Mine came at the ripe age of 8. His name was Dennis. He was my brother’s best friend. Cute, brush cut, always got in trouble at school, even “flunked” a grade…my first bad boy! Anyway, I was madly in love with him. One day I was in his backyard playing with his sister. She was 4 years older than me, but would hang out with the younger kids if we let her play “Beauty Shop”. She had just gone into the house to get her supplies, and I was sitting on the picnic table awaiting her return. Enter Dennis…
Dennis: I just beat Keith at Buster Brown, and he said I could kiss you.
(Background…First, Keith was my older brother, and second, Buster Brown was a game played on a teeter-totter. The object was to get the other person up in the air so they couldn’t get down. When that happened, the suspended party chanted, “Buster Brown, let me down.” And the weightier participant responded, “What will you give me for me crown?” It was then the responsibility of the gravity impaired contestant to offer something suitable in exchange for his return to earth. Obviously, that day my brother the pimp, offered me!)
Me: He can’t give away my kisses. They’re mine, and I’m not giving you one!
Dennis: “Well, then I’ll just take one!”
At this point he wrestled me to the ground and while looking directly in the eyes…
Dennis: Now I’m going to kiss you.
He kissed me long and tenderly. Even at 8 years old I knew it was an incredible kiss. When he got up, I just laid there, staring up at the clouds, with my head whirling, and holding onto the grass so I wouldn’t fall off the earth! He started to run out of the yard.
Me: Wait! Where are you going?
Dennis: Back to the park to get another kiss!
After all these years I remember that kiss, but more importantly, I remember what it felt like to be “in love” at 8 years old. In the eyes of adults, childhood love is often reduced to trivial proportions, warranting nothing more than amused smirks and good natured teasing. When a child’s heart is broken, consolation often comes in the form of trite platitudes…
“It’s only puppy love.”
“You’ll get over it soon.”
“You didn’t really love him, it was just a crush.”
I will go on record of saying I think the most important secret to effective parenting is to truly remember how you felt while growing up. Love at 8, 12, or 16 is every bit as real, and inarguably purer, than love experienced at 23 or 46! Age is not a justifier of intense emotional conditions.

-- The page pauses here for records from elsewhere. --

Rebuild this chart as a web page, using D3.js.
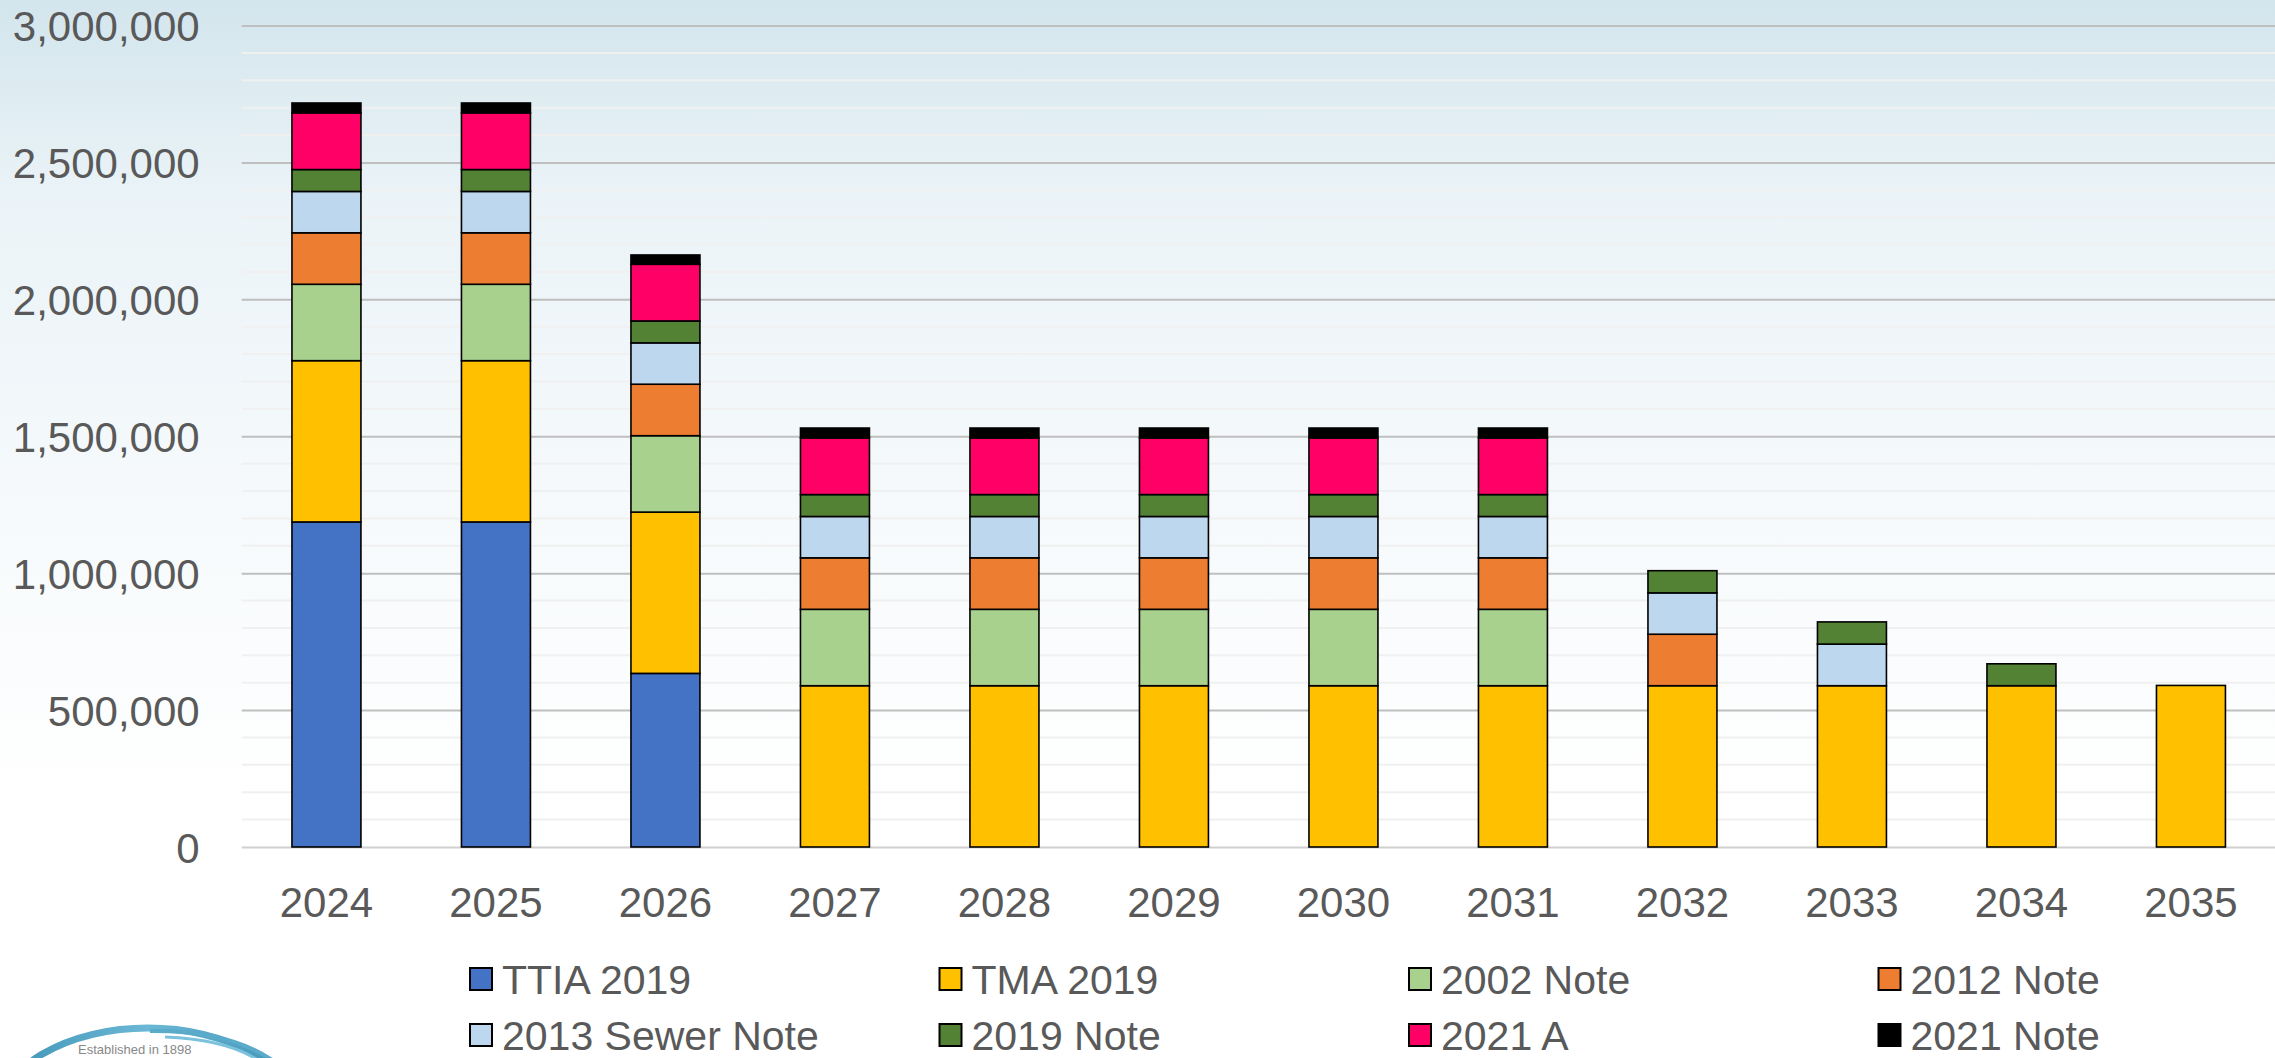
<!DOCTYPE html>
<html>
<head>
<meta charset="utf-8">
<script src="https://cdn.jsdelivr.net/npm/d3@7"></script>
<style>
  html, body { margin: 0; padding: 0; background: #fff; }
  svg { display: block; }
</style>
</head>
<body>
<svg id="chart" width="2275" height="1058"></svg>
<script>
// ---- Data ----
const years = ["2024","2025","2026","2027","2028","2029","2030","2031","2032","2033","2034","2035"];
const seriesNames = ["TTIA 2019","TMA 2019","2002 Note","2012 Note","2013 Sewer Note","2019 Note","2021 A","2021 Note"];
const ttia2019   = [1187000,1187000,634000,0,0,0,0,0,0,0,0,0];
const tma2019    = [589000,589000,589000,589000,589000,589000,589000,589000,589000,589000,589000,590000];
const note2002   = [279000,279000,279000,279000,279000,279000,279000,279000,0,0,0,0];
const note2012   = [188000,188000,188000,188000,188000,188000,188000,188000,188000,0,0,0];
const sewer2013  = [151000,151000,151000,151000,151000,151000,151000,151000,151000,152000,0,0];
const note2019   = [80000,80000,80000,80000,80000,80000,80000,80000,81000,81000,80000,0];
const a2021      = [207000,207000,207000,207000,207000,207000,207000,207000,0,0,0,0];
const note2021   = [36000,36000,34000,36000,36000,36000,36000,36000,0,0,0,0];
const yTicks     = [0,500000,1000000,1500000,2000000,2500000,3000000];
const colors     = ["#4472c4","#ffc000","#a9d18e","#ed7d31","#bdd7ee","#548235","#ff0066","#000000"];

const seriesValues = [ttia2019, tma2019, note2002, note2012, sewer2013, note2019, a2021, note2021];
const table = years.map((y, i) => {
  const row = { year: y };
  seriesNames.forEach((s, k) => row[s] = seriesValues[k][i]);
  return row;
});

const svg = d3.select("#chart");
const W = 2275, H = 1058;
const font = "'Liberation Sans', Arial, sans-serif";
const textColor = "#595959";

// Background gradient
const defs = svg.append("defs");
const grad = defs.append("linearGradient").attr("id","bg").attr("x1",0).attr("y1",0).attr("x2",0).attr("y2",1);
grad.append("stop").attr("offset","0").attr("stop-color","#d3e5ed");
grad.append("stop").attr("offset","0.18").attr("stop-color","#eaf3f7");
grad.append("stop").attr("offset","0.45").attr("stop-color","#f5f9fb");
grad.append("stop").attr("offset","0.75").attr("stop-color","#ffffff");
grad.append("stop").attr("offset","1").attr("stop-color","#ffffff");
svg.append("rect").attr("width",W).attr("height",H).attr("fill","url(#bg)");

// Scales
const plotLeft = 241.7, plotRight = 2275.7;
const x = d3.scaleBand().domain(years).range([plotLeft, plotRight]).paddingInner(0.593).paddingOuter(0.2965);
const y = d3.scaleLinear().domain([0, 3000000]).range([847, 25.5]);

// Minor gridlines
const minor = d3.range(100000, 3000000, 100000).filter(v => v % 500000 !== 0);
svg.append("g").selectAll("line").data(minor).join("line")
  .attr("x1", plotLeft).attr("x2", plotRight)
  .attr("y1", d => y(d)).attr("y2", d => y(d))
  .attr("stroke", "#f0f0f0").attr("stroke-width", 2);

// Y axis with major gridlines
const yAxis = d3.axisLeft(y).tickValues(yTicks).tickSize(-(plotRight - plotLeft)).tickPadding(42)
  .tickFormat(d3.format(","));
const gy = svg.append("g").attr("transform", `translate(${plotLeft},0)`).call(yAxis);
gy.select(".domain").remove();
gy.selectAll(".tick line").attr("stroke", d => d === 0 ? "#d0d0d0" : "#bfbfbf").attr("stroke-width", 2);
gy.selectAll(".tick text").attr("fill", textColor).attr("font-family", font).attr("font-size", 42)
  .attr("dy", "0.36em");

// Stacked bars
const stack = d3.stack().keys(seriesNames);
const stacked = stack(table);
svg.append("g").selectAll("g").data(stacked).join("g")
  .attr("fill", (d, i) => colors[i])
  .selectAll("rect").data(d => d.filter(p => p[1] - p[0] > 0)).join("rect")
  .attr("x", d => x(d.data.year))
  .attr("width", x.bandwidth())
  .attr("y", d => y(d[1]))
  .attr("height", d => y(d[0]) - y(d[1]))
  .attr("stroke", "#000").attr("stroke-width", 1.6);

// X axis labels
const xAxis = d3.axisBottom(x).tickSize(0).tickPadding(40);
const gx = svg.append("g").attr("transform", `translate(0,${y(0)})`).call(xAxis);
gx.select(".domain").remove();
gx.selectAll(".tick text").attr("fill", textColor).attr("font-family", font).attr("font-size", 42)
  .attr("dy", "0.71em");

// Legend
const legend = svg.append("g");
const colX = [469, 938.5, 1408, 1877.5];
const rowY = [979, 1035];
seriesNames.forEach((s, i) => {
  const cx = colX[i % 4], cy = rowY[Math.floor(i / 4)];
  const g = legend.append("g").attr("transform", `translate(${cx},${cy})`);
  g.append("rect").attr("x", 1).attr("y", -11).attr("width", 22).attr("height", 22)
    .attr("fill", colors[i]).attr("stroke", "#000").attr("stroke-width", 2);
  g.append("text").attr("x", 33).attr("y", 0).attr("dy", "0.36em")
    .attr("fill", textColor).attr("font-family", font).attr("font-size", 41).text(s);
});

// Partial logo at bottom-left
const logo = svg.append("g");
const lgrad = defs.append("linearGradient").attr("id","lg").attr("x1",0).attr("y1",0).attr("x2",1).attr("y2",0);
lgrad.append("stop").attr("offset","0").attr("stop-color","#3f93b5");
lgrad.append("stop").attr("offset","0.5").attr("stop-color","#6bb7d6");
lgrad.append("stop").attr("offset","1").attr("stop-color","#3f93b5");
logo.append("ellipse").attr("cx",148).attr("cy",1118).attr("rx",150).attr("ry",90)
  .attr("fill","none").attr("stroke","url(#lg)").attr("stroke-width",7);
logo.append("path").attr("d","M150,1031 Q240,1030 285,1070")
  .attr("fill","none").attr("stroke","#5aaaca").attr("stroke-width",4);
logo.append("path").attr("d","M165,1037 Q245,1040 275,1075")
  .attr("fill","none").attr("stroke","#7cc2dc").attr("stroke-width",3);
logo.append("text").attr("x",78).attr("y",1054).attr("font-family",font).attr("font-size",13)
  .attr("fill","#888").text("Established in 1898");
</script>
</body>
</html>
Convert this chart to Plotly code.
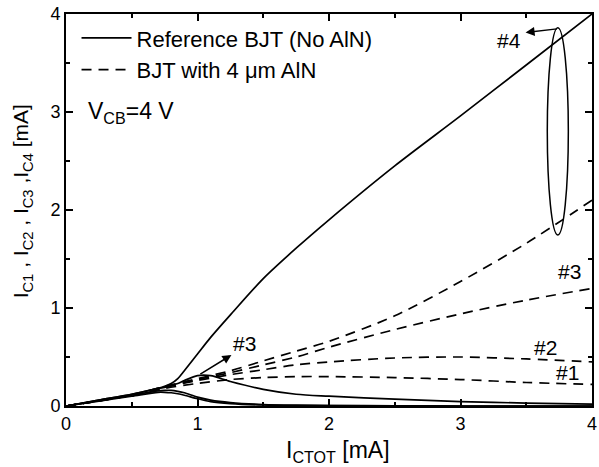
import plotly.graph_objects as go

# Reference BJT (No AlN) - solid
x_ref = [0, 0.25, 0.5, 0.7, 0.75, 0.8, 0.85, 0.9, 1.0, 1.1, 1.25, 1.5, 1.75, 2.0, 2.5, 3.0, 3.5, 4.0]
ref_c4 = [0, 0.06, 0.12, 0.18, 0.2, 0.23, 0.28, 0.36, 0.53, 0.7, 0.93, 1.3, 1.61, 1.9, 2.45, 2.96, 3.48, 4.0]
ref_c3 = [0, 0.06, 0.12, 0.18, 0.19, 0.21, 0.23, 0.26, 0.31, 0.31, 0.25, 0.17, 0.12, 0.1, 0.07, 0.045, 0.03, 0.02]
ref_c2 = [0, 0.055, 0.11, 0.155, 0.16, 0.16, 0.15, 0.135, 0.09, 0.06, 0.035, 0.015, 0.008, 0.005, 0.002, 0.0, 0.0, 0.0]
ref_c1 = [0, 0.05, 0.1, 0.14, 0.14, 0.135, 0.125, 0.11, 0.075, 0.045, 0.025, 0.01, 0.005, 0.003, 0.001, 0.0, 0.0, 0.0]

# BJT with 4 um AlN - dashed
x_aln = [0, 0.5, 0.75, 1.0, 1.25, 1.5, 1.75, 2.0, 2.5, 3.0, 3.5, 4.0]
aln_c4 = [0, 0.11, 0.2, 0.28, 0.36, 0.46, 0.56, 0.66, 0.92, 1.27, 1.66, 2.1]
aln_c3 = [0, 0.11, 0.19, 0.27, 0.34, 0.42, 0.5, 0.6, 0.78, 0.94, 1.08, 1.2]
aln_c2 = [0, 0.11, 0.19, 0.26, 0.32, 0.37, 0.42, 0.45, 0.49, 0.5, 0.48, 0.45]
aln_c1 = [0, 0.11, 0.18, 0.23, 0.27, 0.29, 0.3, 0.3, 0.29, 0.27, 0.24, 0.22]

x_ticks = [0, 1, 2, 3, 4]
y_ticks = [0, 1, 2, 3, 4]

FONT = "Liberation Sans, Arial, sans-serif"
fig = go.Figure()

for i, ys in enumerate([ref_c1, ref_c2, ref_c3, ref_c4]):
    fig.add_trace(go.Scatter(x=x_ref, y=ys, mode="lines", line=dict(color="black", width=1.7, shape="spline", smoothing=0.8),
                             name="Reference BJT (No AlN)", legendgroup="ref", showlegend=(i == 0)))
for i, ys in enumerate([aln_c1, aln_c2, aln_c3, aln_c4]):
    fig.add_trace(go.Scatter(x=x_aln, y=ys, mode="lines", line=dict(color="black", width=1.7, dash="10px,7px", shape="spline", smoothing=0.8),
                             name="BJT with 4 \u03bcm AlN", legendgroup="aln", showlegend=(i == 0)))

axis_common = dict(range=[0, 4], showgrid=False, zeroline=False, showline=True, linecolor="black", linewidth=2,
                   mirror="ticks", ticks="inside", ticklen=7, tickwidth=1.5, tickcolor="black",
                   ticklabeloverflow="allow",
                   tickfont=dict(family=FONT, size=18, color="black"),
                   minor=dict(ticks="inside", ticklen=4, tickwidth=1.5, tickcolor="black", dtick=0.5))

fig.update_xaxes(**axis_common, tickvals=x_ticks)
fig.update_yaxes(**axis_common, tickvals=y_ticks)

# Axis titles
fig.add_annotation(x=0.518, y=-0.117, xref="paper", yref="paper", text="I<sub>CTOT</sub> [mA]", showarrow=False,
                   xanchor="center", yanchor="middle", font=dict(family=FONT, size=23, color="black"))
fig.add_annotation(x=-0.083, y=0.523, xref="paper", yref="paper",
                   text="I<sub>C1</sub> , I<sub>C2</sub> , I<sub>C3</sub> ,I<sub>C4</sub> [mA]", showarrow=False,
                   textangle=-90, xanchor="center", yanchor="middle", font=dict(family=FONT, size=21, color="black"))

# Ellipse around #4
fig.add_shape(type="circle", xref="x", yref="y", x0=3.66, x1=3.82, y0=1.745, y1=3.86,
              line=dict(color="black", width=1.5))

# Arrows
fig.add_annotation(x=3.495, y=3.81, ax=3.745, ay=3.85, xref="x", yref="y", axref="x", ayref="y",
                   text="", showarrow=True, arrowhead=2, arrowsize=1.2, arrowwidth=1.5, arrowcolor="black")
fig.add_annotation(x=1.258, y=0.52, ax=1.01, ay=0.316, xref="x", yref="y", axref="x", ayref="y",
                   text="", showarrow=True, arrowhead=2, arrowsize=1.2, arrowwidth=1.5, arrowcolor="black")

labels = [("#4", 3.37, 3.73), ("#3", 1.36, 0.64), ("#3", 3.83, 1.37), ("#2", 3.65, 0.6), ("#1", 3.81, 0.34)]
for t, lx, ly in labels:
    fig.add_annotation(x=lx, y=ly, xref="x", yref="y", text=t, showarrow=False,
                       font=dict(family=FONT, size=21, color="black"))

fig.add_annotation(x=0.15, y=3.0, xref="x", yref="y", text="V<sub>CB</sub>=4 V", showarrow=False, xanchor="left",
                   font=dict(family=FONT, size=23, color="black"))

fig.update_layout(
    width=599, height=467,
    margin=dict(l=66, r=2, t=14, b=61),
    plot_bgcolor="white", paper_bgcolor="white",
    showlegend=True,
    legend=dict(x=0.02, y=0.992, xanchor="left", yanchor="top", bgcolor="rgba(0,0,0,0)",
                font=dict(family=FONT, size=22, color="black"), tracegroupgap=0, itemwidth=50),
)

fig.write_html("out.html", config={"displayModeBar": False}, post_script="document.body.style.margin='0';")
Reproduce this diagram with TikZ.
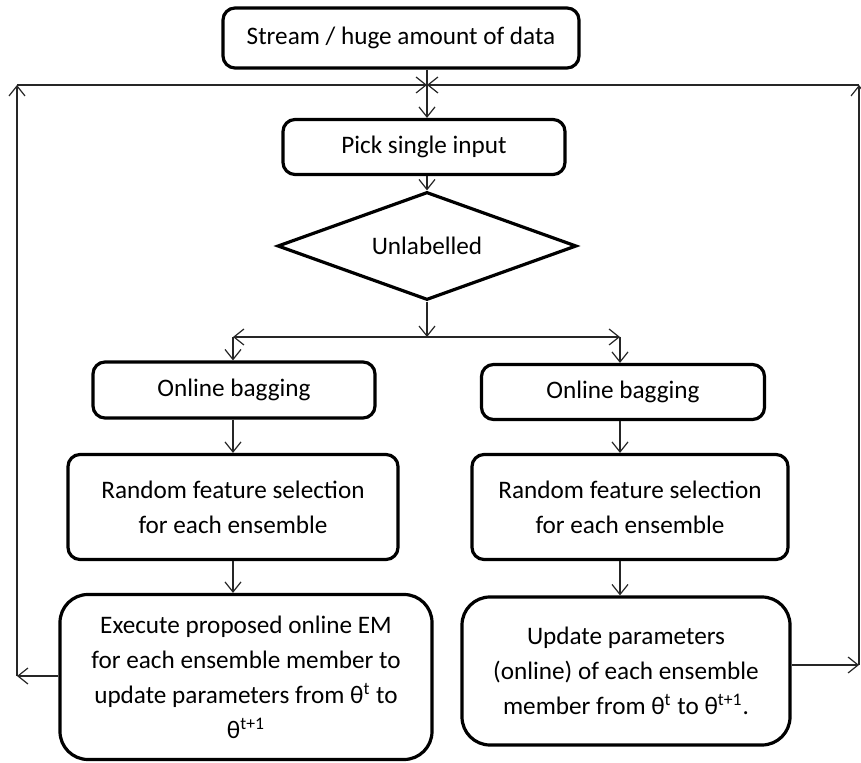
\documentclass[tikz,border=0pt]{standalone}
\usepackage{fontspec}
\setmainfont{Carlito}
\usetikzlibrary{arrows.meta, shapes.geometric, calc}

\begin{document}
\begin{tikzpicture}[
    x=0.5pt, y=-0.5pt,
    box/.style={rectangle, draw=black, line width=1.6pt, rounded corners=6pt, align=center, inner sep=0pt, font=\fontsize{12.6}{17.5}\selectfont},
    bigbox/.style={box, rounded corners=14pt},
    decision/.style={diamond, aspect=3, draw=black, line width=1.6pt, inner sep=0pt, font=\fontsize{12.6}{17.5}\selectfont},
    arrow/.style={-{Straight Barb[length=5pt, width=8pt]}, line width=0.6pt, black!85},
    link/.style={line width=0.6pt, black!85},
]
\useasboundingbox (0,0) rectangle (861,763);

% Main column
\node[box, minimum width=178pt, minimum height=30pt] (stream) at (401,38) {Stream / huge amount of data};
\node[box, minimum width=141pt, minimum height=27.5pt] (pick) at (424,147) {Pick single input};
\node[decision, minimum width=149.5pt, minimum height=54pt] (unl) at (427,246) {Unlabelled};

% Left branch
\node[box, minimum width=141pt, minimum height=28pt] (bagL) at (234,390) {Online bagging};
\node[box, minimum width=165pt, minimum height=52.5pt] (rndL) at (233,507) {Random feature selection\\for each ensemble};
\node[bigbox, minimum width=186pt, minimum height=82.5pt] (exe) at (246,677) {Execute proposed online EM\\for each ensemble member to\\update parameters from θ\textsuperscript{t} to\\θ\textsuperscript{t+1}};

% Right branch
\node[box, minimum width=141.5pt, minimum height=27.5pt] (bagR) at (623,392) {Online bagging};
\node[box, minimum width=158pt, minimum height=52.5pt] (rndR) at (630,507) {Random feature selection\\for each ensemble};
\node[bigbox, minimum width=164pt, minimum height=74pt] (upd) at (626,671) {Update parameters\\(online) of each ensemble\\member from θ\textsuperscript{t} to θ\textsuperscript{t+1}.};

% Junction points
\coordinate (junc) at (427,85);
\coordinate (split) at (427,337);
\coordinate (splitL) at (233,337);
\coordinate (splitR) at (620,337);
\coordinate (loopL) at (17,676);
\coordinate (topL) at (17,85);
\coordinate (loopR) at (859,665);
\coordinate (topR) at (859,85);

% Arrows - main flow
\draw[link] (stream.south -| junc) -- (junc);
\draw[arrow] (junc) -- (junc |- pick.north);
\draw[arrow] (pick.south -| junc) -- (junc |- unl.north);
\draw[arrow] (unl.south) -- (split);
\draw[arrow] (split) -- (splitL);
\draw[arrow] (split) -- (splitR);
\draw[arrow] (splitL) -- (splitL |- bagL.north);
\draw[arrow] (splitR) -- (splitR |- bagR.north);

% Arrows - branches
\draw[arrow] (splitL |- bagL.south) -- (splitL |- rndL.north);
\draw[arrow] (splitL |- rndL.south) -- (splitL |- exe.north);
\draw[arrow] (splitR |- bagR.south) -- (splitR |- rndR.north);
\draw[arrow] (splitR |- rndR.south) -- (splitR |- upd.north);

% Feedback loops
\draw[arrow] (exe.west |- loopL) -- (loopL);
\draw[arrow] (loopL) -- (topL);
\draw[arrow] (topL) -- (junc);
\draw[arrow] (upd.east |- loopR) -- (loopR);
\draw[arrow] (loopR) -- (topR);
\draw[arrow] (topR) -- (junc);

\end{tikzpicture}
\end{document}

And if, as a parent, you truly wish to communicate with your child then validate their feelings, and REMEMBER what would have helped you.
I remember one New Year’s Eve, when my youngest was around 11 years old. He was going to a “lock-in” at our community’s roller rink. A few weeks before that, he had met a girl while skating. She was from a different school, so they would meet at the roller rink, skate together and began talking on the phone. She became his girlfriend. He had bought her a Christmas gift, and New Year’s Eve was his first opportunity to give it to her. He had put a great deal of thought, and allowance, into the gift. The emerging romantic had purchased a necklace and teddy bear. He placed the necklace around the teddy bear’s neck, put a bow on it, and set off from home with a gift that would have melted the heart of any grown woman!
We dropped him off at 11:00 p.m. with plans to pick him up at 7:00 a.m. the next morning. At 11:45 we got a call from my son asking to be picked up. His father and I went to collect him, and when I saw him, I knew something was very wrong. “Let’s walk”, I suggested. It was snowing heavily, but the two of us trudged through the mostly abandoned parking lot. His father followed along behind us in the car, shining his headlights on the path we were forging. After a while of walking in silence he told me that his girlfriend broke up with him…after he had given her his gift. He looked to me for explanations. Why had she broken up with him? Why did she call just hours before to make sure he’d be at the party? Why did she accept the gift if she was going to break up with him? And why were her and her friends so mean to him after she did? I couldn’t give him the answers he was seeking. All I could do was feel his pain. We walked for half an hour, all the while I held on to the invisible locket that hung from my neck, holding the photos of Dennis and every other boy I had ever loved and memories of countless childhood joys and sorrows. I told him I was sorry he was hurting. I told him I’ve been hurt like that before. And I told him I didn’t know why she behaved like she did. I didn’t tell him that he’d get over this soon, or that he’d find a new girlfriend, or that this was the first of many heartbreaks. That's not what he needed from me that evening; he needed someone with whom to share his profound sorrow.
Of course, he did get over it soon, but the point being, at the time, his feelings deserved to be validated. His pain was real, as was his affection for the girl. Over the years I would have many of these types of discussions with my children. At other times, they choose to keep their emotions tucked away, and my job was to give them room to decide on their own course of action, and to honor their privacy. Raising children is an opportunity to relive our own lives; to revisit the wondrous, and sometimes painful, experiences that helped mold our adult form. By staying in touch with our own childhood, we will be better prepared to help our children through their own.
What do you keep in your invisible locket? Remember to wear it and open it often!